When you click on “Reply,” you will be taken to Form GST ASMT-11. The form will ask if you agree with the discrepancies noted. If you have found a genuine error and paid the tax, you must provide the details of the payment made via Form DRC-03. If you do not agree with the notice, select “No” and use the text box provided to enter your detailed reply. It is best practice to write a brief summary in the text box and attach the detailed letter (as drafted above) along with all supporting documents in a single PDF file. After uploading your attachments, submit the form using either a DSC (Digital Signature Certificate) or EVC (Electronic Verification Code).

Conclusion

Receiving a GST ASMT-10 notice can feel daunting, but it is a manageable compliance procedure. By understanding its purpose and approaching it systematically, you can resolve the issue efficiently. Remember these key takeaways:

  1. ASMT-10 is a preliminary notice for scrutiny, not a final tax demand. It’s an opportunity to explain.
  2. A detailed and accurate reconciliation statement is your most powerful tool to justify an income tax turnover difference.
  3. A structured, well-documented, and timely reply submitted through Form ASMT-11 is essential for a swift and favorable resolution.
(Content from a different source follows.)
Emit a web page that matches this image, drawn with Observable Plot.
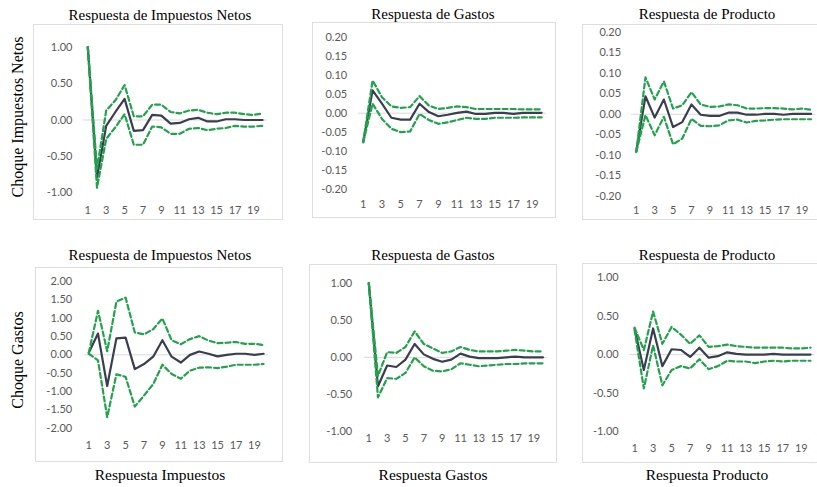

Handling tax notices requires precision and expertise. If you need professional assistance with your GST vs income tax analysis India or help in drafting the perfect, error-free reply to the tax department, TaxRobo’s team of experts is here to help. Contact us today to ensure your business remains 100% compliant and free from tax-related stress.

FAQs on ASMT-10 Notice Reply

Q1: What happens if I ignore an ASMT-10 notice?
A: If you fail to reply within the stipulated time, the tax officer may conclude that you have accepted the discrepancies. They can then proceed with further action under Section 62 (Best Judgment Assessment) or Section 73/74 of the CGST Act, which can lead to a formal demand order, including the tax amount, penalties, and interest.

Q2: Can I get more time to file the reply?
A: Yes, you can file a request for an extension on the GST portal or through a written application to the concerned officer. You must state a valid reason for the delay, such as the complexity of the data required or the unavailability of key personnel. An extension is typically granted if the reason is genuine.

Q3: Do I have to pay tax immediately after getting an ASMT-10?
A: No. It is not a demand notice. You are only required to pay tax if, during your own reconciliation, you discover an actual shortfall in tax payment. If you agree with the discrepancy, you should pay the tax, along with any applicable interest, via Form DRC-03 and mention the payment details in your Form ASMT-11 reply.

Q4: My turnover is correctly reported, but I still got a notice. What should I do?
A: Even if you are confident that there is no error in your filings, you must file a formal reply. In your response via Form ASMT-11, clearly state that there is no difference and that your returns are correct. Your reply must be supported by the detailed reconciliation statement and other documentary evidence (like financial statements and bank records) that prove your claim. Ignoring the notice is not an option.